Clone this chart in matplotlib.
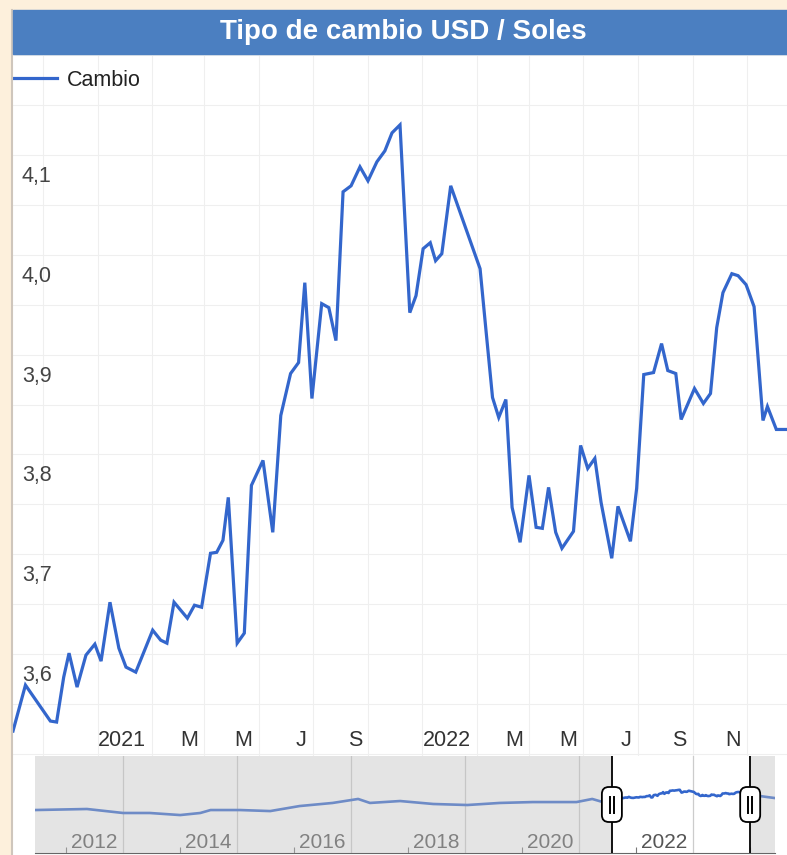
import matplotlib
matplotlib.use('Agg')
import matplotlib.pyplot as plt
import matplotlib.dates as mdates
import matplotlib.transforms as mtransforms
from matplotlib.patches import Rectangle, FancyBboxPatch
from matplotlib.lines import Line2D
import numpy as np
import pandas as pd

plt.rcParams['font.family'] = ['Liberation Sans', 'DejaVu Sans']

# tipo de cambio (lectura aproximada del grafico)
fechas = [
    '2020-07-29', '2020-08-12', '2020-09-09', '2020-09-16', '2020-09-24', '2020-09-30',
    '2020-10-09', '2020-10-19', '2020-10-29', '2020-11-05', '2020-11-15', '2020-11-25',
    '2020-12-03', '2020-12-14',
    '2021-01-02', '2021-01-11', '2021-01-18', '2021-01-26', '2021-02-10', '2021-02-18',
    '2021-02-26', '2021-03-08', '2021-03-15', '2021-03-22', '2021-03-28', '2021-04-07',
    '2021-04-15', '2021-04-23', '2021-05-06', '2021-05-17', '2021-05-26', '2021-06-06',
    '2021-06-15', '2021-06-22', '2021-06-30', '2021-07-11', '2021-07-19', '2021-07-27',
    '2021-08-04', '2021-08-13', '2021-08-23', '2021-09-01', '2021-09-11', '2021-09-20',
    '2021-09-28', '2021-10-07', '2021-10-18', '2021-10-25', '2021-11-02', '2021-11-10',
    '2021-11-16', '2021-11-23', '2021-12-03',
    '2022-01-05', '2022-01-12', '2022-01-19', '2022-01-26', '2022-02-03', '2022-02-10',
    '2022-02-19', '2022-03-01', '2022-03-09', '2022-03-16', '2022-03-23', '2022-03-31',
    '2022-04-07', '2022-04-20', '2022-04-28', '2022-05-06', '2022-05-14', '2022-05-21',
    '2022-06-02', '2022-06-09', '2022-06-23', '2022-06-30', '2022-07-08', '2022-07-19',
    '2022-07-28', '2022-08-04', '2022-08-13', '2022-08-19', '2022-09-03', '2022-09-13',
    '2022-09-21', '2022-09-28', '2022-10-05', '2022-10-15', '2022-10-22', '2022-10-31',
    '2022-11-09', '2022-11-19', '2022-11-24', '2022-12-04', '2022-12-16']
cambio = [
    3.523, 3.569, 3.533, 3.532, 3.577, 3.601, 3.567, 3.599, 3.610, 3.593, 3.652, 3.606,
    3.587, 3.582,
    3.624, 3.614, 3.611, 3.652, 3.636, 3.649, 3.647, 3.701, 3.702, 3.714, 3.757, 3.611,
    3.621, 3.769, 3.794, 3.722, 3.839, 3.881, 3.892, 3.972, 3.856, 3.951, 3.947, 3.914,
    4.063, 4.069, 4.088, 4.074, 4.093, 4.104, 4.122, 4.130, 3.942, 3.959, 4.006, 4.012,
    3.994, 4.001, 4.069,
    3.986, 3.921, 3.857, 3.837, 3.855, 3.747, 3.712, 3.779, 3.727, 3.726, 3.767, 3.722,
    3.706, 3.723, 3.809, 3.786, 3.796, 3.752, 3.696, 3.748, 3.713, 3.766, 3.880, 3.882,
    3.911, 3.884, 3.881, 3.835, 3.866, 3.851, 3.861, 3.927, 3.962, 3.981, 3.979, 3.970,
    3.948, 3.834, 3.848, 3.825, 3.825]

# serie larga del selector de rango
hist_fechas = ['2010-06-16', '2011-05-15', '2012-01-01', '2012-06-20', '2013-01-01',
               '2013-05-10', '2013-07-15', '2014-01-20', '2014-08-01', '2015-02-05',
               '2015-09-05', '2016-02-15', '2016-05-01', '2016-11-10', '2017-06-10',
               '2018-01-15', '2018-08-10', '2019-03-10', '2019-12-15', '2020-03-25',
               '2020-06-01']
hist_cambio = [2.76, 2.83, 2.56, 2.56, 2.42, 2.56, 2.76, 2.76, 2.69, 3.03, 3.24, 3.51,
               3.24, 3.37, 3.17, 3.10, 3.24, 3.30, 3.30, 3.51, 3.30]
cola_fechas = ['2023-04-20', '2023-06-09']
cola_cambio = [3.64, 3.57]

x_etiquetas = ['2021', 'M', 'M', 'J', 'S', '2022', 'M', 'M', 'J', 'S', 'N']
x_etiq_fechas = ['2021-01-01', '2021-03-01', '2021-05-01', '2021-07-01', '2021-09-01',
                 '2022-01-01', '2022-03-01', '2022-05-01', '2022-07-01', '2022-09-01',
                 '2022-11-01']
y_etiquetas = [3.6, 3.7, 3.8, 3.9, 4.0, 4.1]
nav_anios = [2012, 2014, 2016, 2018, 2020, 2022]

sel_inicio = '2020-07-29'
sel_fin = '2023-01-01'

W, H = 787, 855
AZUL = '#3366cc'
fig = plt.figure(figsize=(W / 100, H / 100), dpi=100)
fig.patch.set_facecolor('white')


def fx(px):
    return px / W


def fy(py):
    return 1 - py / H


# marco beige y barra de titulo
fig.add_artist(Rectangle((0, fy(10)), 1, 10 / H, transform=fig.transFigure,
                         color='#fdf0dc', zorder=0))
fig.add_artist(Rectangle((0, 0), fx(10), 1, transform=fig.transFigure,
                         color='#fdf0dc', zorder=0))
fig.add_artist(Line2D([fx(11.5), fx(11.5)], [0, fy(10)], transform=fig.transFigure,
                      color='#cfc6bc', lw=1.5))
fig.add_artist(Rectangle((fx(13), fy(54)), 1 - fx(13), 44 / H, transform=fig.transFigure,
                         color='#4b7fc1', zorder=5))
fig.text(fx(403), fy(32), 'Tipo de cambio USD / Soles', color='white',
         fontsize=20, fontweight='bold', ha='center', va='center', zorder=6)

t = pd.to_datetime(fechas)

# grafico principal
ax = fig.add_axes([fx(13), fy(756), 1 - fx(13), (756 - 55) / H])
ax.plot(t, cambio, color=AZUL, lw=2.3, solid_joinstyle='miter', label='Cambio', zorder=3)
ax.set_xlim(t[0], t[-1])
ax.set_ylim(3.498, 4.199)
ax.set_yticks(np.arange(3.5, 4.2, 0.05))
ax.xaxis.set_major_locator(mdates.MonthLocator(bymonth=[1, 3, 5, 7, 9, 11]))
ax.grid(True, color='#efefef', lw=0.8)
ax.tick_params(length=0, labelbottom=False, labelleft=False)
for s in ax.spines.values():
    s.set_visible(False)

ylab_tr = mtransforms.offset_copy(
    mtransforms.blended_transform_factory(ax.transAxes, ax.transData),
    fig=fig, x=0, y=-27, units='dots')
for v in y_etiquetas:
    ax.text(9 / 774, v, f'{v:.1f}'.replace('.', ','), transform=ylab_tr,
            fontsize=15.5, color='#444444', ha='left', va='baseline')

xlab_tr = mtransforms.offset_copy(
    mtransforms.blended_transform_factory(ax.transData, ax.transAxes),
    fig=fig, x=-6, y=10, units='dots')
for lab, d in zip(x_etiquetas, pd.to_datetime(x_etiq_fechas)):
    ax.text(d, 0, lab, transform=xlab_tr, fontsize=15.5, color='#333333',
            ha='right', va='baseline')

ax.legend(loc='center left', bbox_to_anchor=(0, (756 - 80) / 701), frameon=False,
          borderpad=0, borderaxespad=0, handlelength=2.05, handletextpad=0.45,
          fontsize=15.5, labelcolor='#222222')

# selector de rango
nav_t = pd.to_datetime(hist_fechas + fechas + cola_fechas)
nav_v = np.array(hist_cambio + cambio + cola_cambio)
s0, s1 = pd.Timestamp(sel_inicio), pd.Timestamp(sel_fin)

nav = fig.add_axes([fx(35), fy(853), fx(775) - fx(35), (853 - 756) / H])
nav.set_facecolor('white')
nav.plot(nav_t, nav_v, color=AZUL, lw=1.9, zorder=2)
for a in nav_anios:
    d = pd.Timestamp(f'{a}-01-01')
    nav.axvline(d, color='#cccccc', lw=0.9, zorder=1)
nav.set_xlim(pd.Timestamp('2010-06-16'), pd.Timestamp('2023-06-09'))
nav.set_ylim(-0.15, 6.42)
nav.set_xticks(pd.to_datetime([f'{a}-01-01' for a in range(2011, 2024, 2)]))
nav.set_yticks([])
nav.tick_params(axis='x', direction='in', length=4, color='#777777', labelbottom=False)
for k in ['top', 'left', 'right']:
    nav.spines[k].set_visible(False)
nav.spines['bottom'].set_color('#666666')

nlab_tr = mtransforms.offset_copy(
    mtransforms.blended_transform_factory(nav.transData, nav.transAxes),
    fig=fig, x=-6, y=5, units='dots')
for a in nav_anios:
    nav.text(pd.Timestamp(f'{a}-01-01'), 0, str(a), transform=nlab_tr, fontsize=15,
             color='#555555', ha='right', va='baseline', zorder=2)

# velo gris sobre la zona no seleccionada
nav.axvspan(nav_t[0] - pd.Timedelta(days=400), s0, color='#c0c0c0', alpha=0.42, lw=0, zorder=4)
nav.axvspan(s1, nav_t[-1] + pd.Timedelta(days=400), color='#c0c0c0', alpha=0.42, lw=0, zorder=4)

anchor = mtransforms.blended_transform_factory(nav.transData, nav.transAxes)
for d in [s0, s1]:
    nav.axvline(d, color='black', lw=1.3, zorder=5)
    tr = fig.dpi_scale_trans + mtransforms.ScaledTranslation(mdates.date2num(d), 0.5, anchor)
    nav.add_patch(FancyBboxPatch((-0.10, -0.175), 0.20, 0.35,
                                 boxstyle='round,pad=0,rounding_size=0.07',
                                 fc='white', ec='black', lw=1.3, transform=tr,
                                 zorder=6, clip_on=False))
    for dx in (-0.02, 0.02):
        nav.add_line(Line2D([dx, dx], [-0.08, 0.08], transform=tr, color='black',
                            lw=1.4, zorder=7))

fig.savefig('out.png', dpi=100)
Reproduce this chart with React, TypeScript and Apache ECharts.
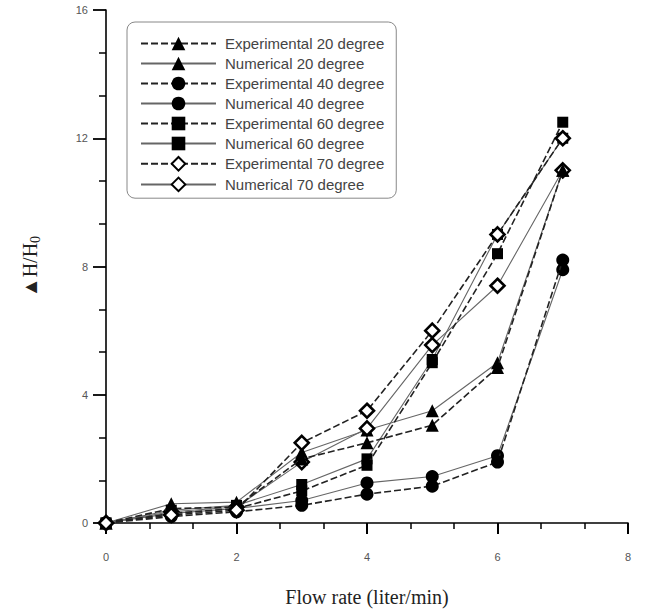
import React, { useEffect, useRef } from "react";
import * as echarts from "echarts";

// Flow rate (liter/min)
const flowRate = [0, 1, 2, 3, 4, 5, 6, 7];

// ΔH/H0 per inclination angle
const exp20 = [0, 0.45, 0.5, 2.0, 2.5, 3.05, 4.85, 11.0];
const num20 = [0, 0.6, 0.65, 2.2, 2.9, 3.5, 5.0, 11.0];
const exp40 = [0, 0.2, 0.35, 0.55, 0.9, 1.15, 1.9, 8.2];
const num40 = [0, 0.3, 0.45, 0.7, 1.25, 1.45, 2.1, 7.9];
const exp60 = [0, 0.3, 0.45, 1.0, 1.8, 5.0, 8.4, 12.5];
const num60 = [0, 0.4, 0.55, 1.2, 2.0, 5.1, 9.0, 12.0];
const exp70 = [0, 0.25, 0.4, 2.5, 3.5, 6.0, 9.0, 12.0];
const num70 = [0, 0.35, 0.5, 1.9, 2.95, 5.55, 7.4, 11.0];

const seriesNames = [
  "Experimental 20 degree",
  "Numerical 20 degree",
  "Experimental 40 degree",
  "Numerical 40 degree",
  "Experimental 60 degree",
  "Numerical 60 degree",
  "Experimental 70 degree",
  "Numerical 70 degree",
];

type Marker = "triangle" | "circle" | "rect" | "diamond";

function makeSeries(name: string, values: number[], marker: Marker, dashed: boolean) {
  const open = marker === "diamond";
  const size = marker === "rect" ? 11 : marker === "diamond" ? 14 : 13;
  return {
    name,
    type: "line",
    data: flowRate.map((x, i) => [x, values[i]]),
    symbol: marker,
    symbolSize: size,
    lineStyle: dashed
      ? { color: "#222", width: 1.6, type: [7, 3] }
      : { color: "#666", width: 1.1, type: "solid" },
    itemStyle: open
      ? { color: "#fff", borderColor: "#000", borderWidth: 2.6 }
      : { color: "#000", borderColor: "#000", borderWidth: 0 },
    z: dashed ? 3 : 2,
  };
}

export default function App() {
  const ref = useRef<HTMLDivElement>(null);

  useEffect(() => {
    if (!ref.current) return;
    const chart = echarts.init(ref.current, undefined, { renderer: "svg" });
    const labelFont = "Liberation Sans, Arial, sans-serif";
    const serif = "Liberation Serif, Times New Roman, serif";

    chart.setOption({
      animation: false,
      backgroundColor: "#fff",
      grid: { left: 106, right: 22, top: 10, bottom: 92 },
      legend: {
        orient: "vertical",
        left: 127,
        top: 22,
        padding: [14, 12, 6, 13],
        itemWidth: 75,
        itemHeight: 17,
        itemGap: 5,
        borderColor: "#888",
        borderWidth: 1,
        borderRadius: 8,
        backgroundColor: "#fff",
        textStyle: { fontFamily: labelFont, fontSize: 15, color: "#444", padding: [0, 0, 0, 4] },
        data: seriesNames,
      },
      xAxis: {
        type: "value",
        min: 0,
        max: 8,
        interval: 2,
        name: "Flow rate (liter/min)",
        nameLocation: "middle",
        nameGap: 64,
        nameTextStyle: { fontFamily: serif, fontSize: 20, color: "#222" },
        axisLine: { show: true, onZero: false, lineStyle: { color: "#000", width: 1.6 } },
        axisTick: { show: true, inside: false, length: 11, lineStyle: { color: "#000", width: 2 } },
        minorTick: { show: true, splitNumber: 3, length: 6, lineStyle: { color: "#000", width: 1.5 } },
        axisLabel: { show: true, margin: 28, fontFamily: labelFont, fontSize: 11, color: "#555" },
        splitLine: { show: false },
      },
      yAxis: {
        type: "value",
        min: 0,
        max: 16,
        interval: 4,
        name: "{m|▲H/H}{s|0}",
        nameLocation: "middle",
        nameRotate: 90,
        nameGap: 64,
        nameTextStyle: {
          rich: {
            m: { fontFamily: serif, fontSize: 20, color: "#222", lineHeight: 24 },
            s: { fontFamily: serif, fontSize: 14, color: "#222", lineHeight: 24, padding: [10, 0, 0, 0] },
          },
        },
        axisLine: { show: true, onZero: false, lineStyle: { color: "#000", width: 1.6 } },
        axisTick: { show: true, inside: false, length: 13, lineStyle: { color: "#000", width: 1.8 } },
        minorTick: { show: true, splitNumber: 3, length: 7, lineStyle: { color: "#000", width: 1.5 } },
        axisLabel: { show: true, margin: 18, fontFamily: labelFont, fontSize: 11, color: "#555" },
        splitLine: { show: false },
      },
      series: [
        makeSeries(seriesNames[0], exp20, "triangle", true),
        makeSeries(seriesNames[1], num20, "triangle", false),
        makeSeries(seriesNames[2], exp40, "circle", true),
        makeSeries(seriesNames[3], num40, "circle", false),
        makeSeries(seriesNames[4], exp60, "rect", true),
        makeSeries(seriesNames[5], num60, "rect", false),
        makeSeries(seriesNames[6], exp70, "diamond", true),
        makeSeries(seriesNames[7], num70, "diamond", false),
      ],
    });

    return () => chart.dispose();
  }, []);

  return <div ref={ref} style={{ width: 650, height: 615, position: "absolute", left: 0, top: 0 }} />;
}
= = =
Problem to solve: Where a line of the records above holds the word "this", copy that line.

Exercise result:
Clone this chart in matplotlib.
Reproduce this chart with React, TypeScript and Apache ECharts.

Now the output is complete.